Since 1938, the genealogical society of Utah has been collecting genealogical and historical information on rolls of microfilm. The Granite Mountain Record Vault is the permanent repository for these microfilms. It is located about one mile from the mouth of Little Cottonwood Canyon in Utah's Wasatch Range, twenty miles southeast of downtown Salt Lake City.
The Vault, as it is commonly known, is a massive excavation reaching 600 feet into the north side of the canyon. Constructed between 1958 and 1963 at a cost of $2 million, it consists of two main areas. The office and laboratory section sits beneath an overhang of about 300 feet of granite and houses shipping and receiving docks, microfilm processing and evaluation stations, and administrative offices. Under 700 feet of stone, the Vault proper is situated farther back in the mountain behind the laboratory section and consists of six chambers (each 190 feet long, 25 feet wide, and 25 feet high), which are accessed by one main entrance and two smaller passageways.

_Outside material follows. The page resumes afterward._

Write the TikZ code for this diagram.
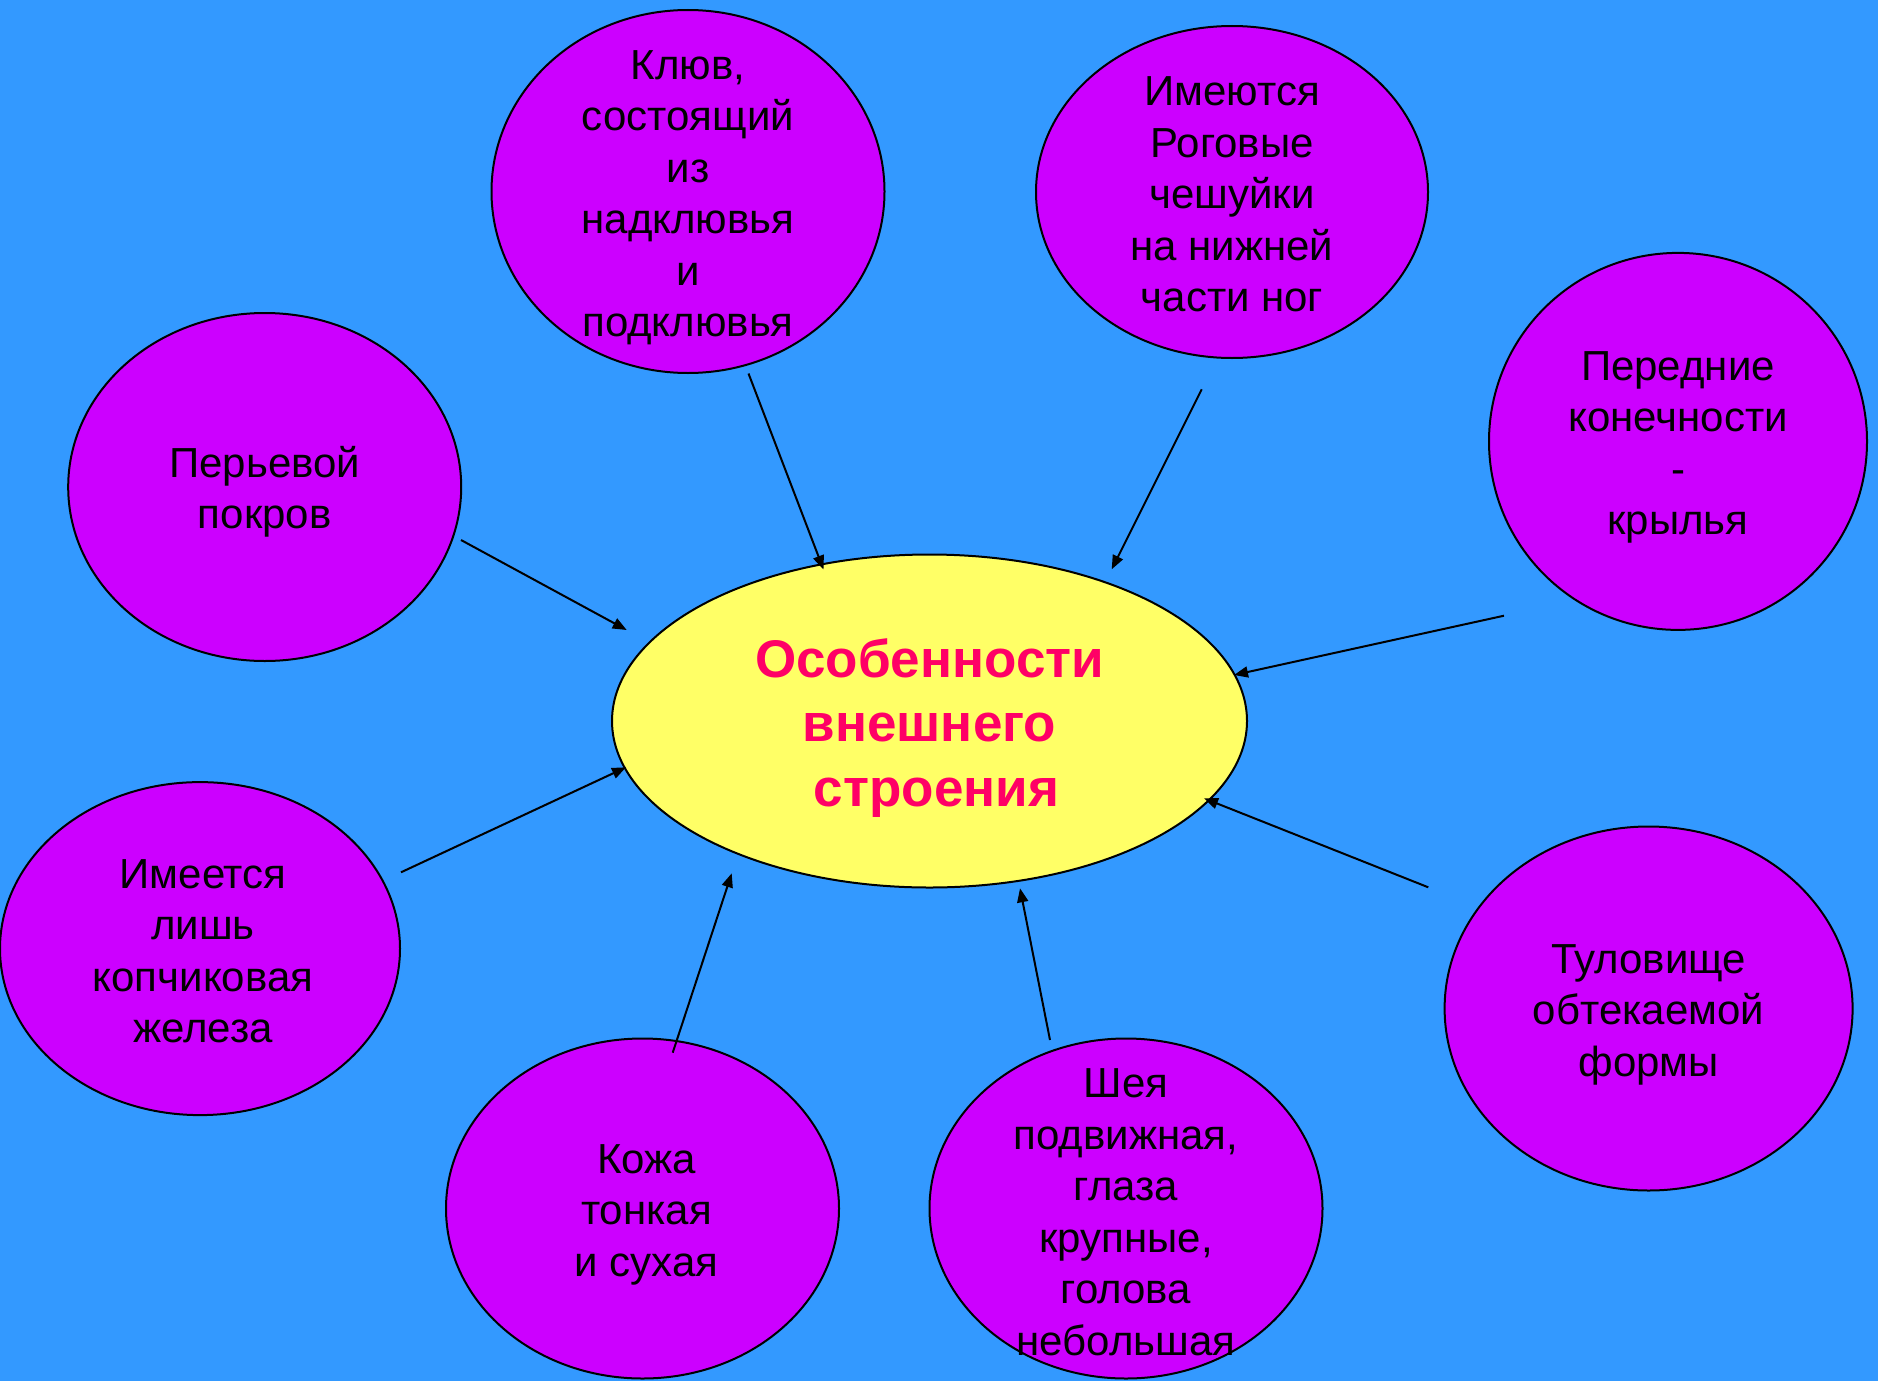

Specially constructed Mosler doors weighing fourteen tons (at the main entrance) and nine tons (guarding the two smaller entrances) are designed to withstand a nuclear blast. In the six chambers, nature maintains constant humidity and temperature readings optimum for microfilm storage.
Each chamber contains banks of steel cabinets ten feet high. As of February 1991, approximately 1.7 million rolls of microfilm, in 16mm and 35mm formats, were housed in two of the six chambers. The collection increases by 40,000 rolls per year. Alternate media, such as optical disks with greater capacity for storage than microfilm, are being considered for use and may make further expansion of the Vault unnecessary.
The genealogical information contained on these microfilms is collected from churches, libraries, and governmental agencies and consists primarily of birth, marriage, and death registers; wills and probates; census reports; and other documents that can be used to establish individual identities. Latter-day Saints use such information to assemble family group charts and pedigrees for the purpose of binding together ancestral lines of kinship through sealing ordinances performed by proxy in temples. Such ordinances are considered essential for the salvation of the dead-that is, those who died without hearing the full message of the gospel of Jesus Christ.